We get aboard once again heading to Nancy, sailing over the bridge-canal on the Meuse and rowing under another long tunnel: After 36 km we eventually enter in a real river, the Moselle.
A great Arcadia Felix scenery welcomes us, allowing for a nice sailing. The river gets much wider, such are the locks and the inevitable Peniche, over 100 metres long.
Here, the landscape is still wild , with little intensive agriculture and many grasslands. Given the water quality, the nature is nice and healthy, as confirmed by the presence of water-lilies, trouts, crabs, chars and basses.
On the way, the Moselle gets more cloudy: Industries and intensive agriculture seem to pollute the river and its bank a bit more. Ill-mannered people do the rest.
In Nancy, a city rich in history and culture, we immediately see a lot of bikes that can be used in a way that seems to work very well. It’s called Velostan, based on 25 hubs scattered around the city centre: Here everyone can pick up and leave the bikes through a subscription system of variable duration.

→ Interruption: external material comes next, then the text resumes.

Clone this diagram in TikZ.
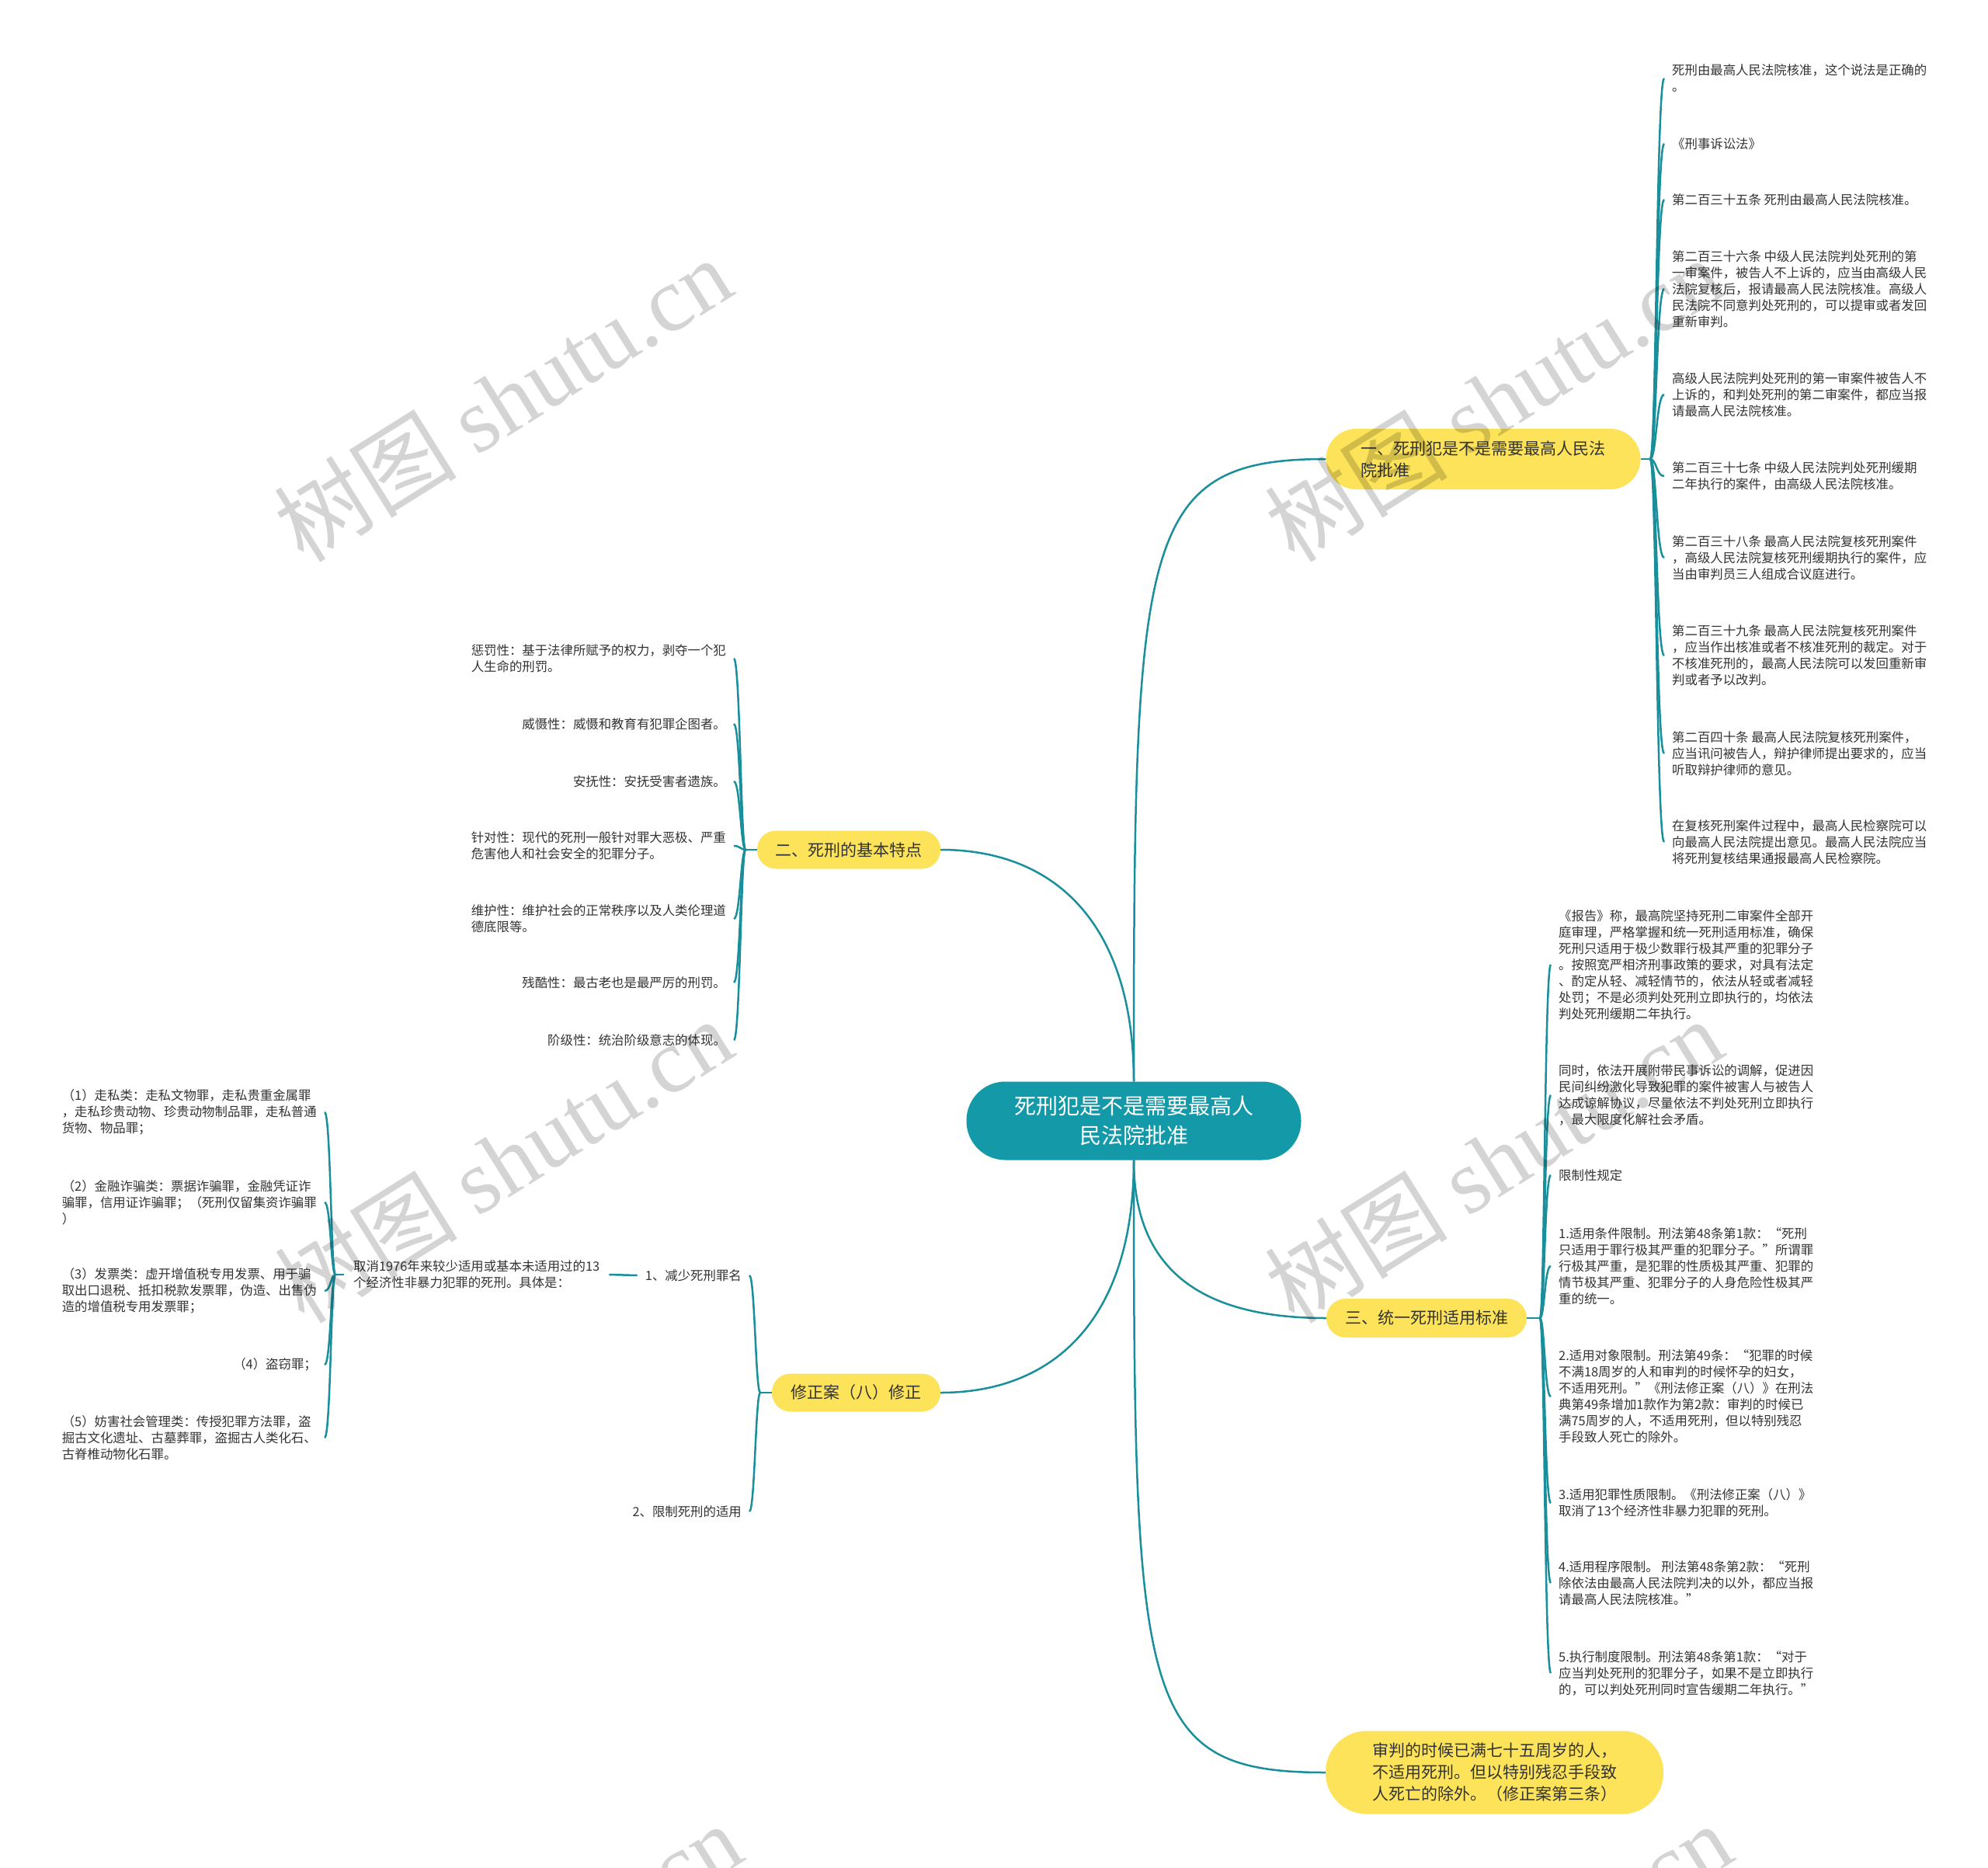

The bikes are very nice looking and seem quite strong too.
France is still sweet. Despite the Kilometres already travelled, 800 so far, we’re convinced to run too fast, leaving behind so many things and missing opportunities.
But we still learn so much, every day. A wonderful experience.
I feel sad thinking about the choices of some “big fishes” of the past that have taken away from Italy the pleasure of fluvial navigation, hailing the name of a regressive progress that has wasted the work of thousand of people.
Among those, there was a gentleman called Leonardo, coming from a tiny village in Tuscany, Vinci. By chance, he had dedicated great energies and efforts in the study of water and waterways. His water stair starting in Pavia has been left in a totally neglected condition.
I’m also sorry because at every lock passed, we’re at 157 so far, I can see the doors that Leonardo invented five centuries ago, and are so called “vincian”. They’re still working beautifully all around the world.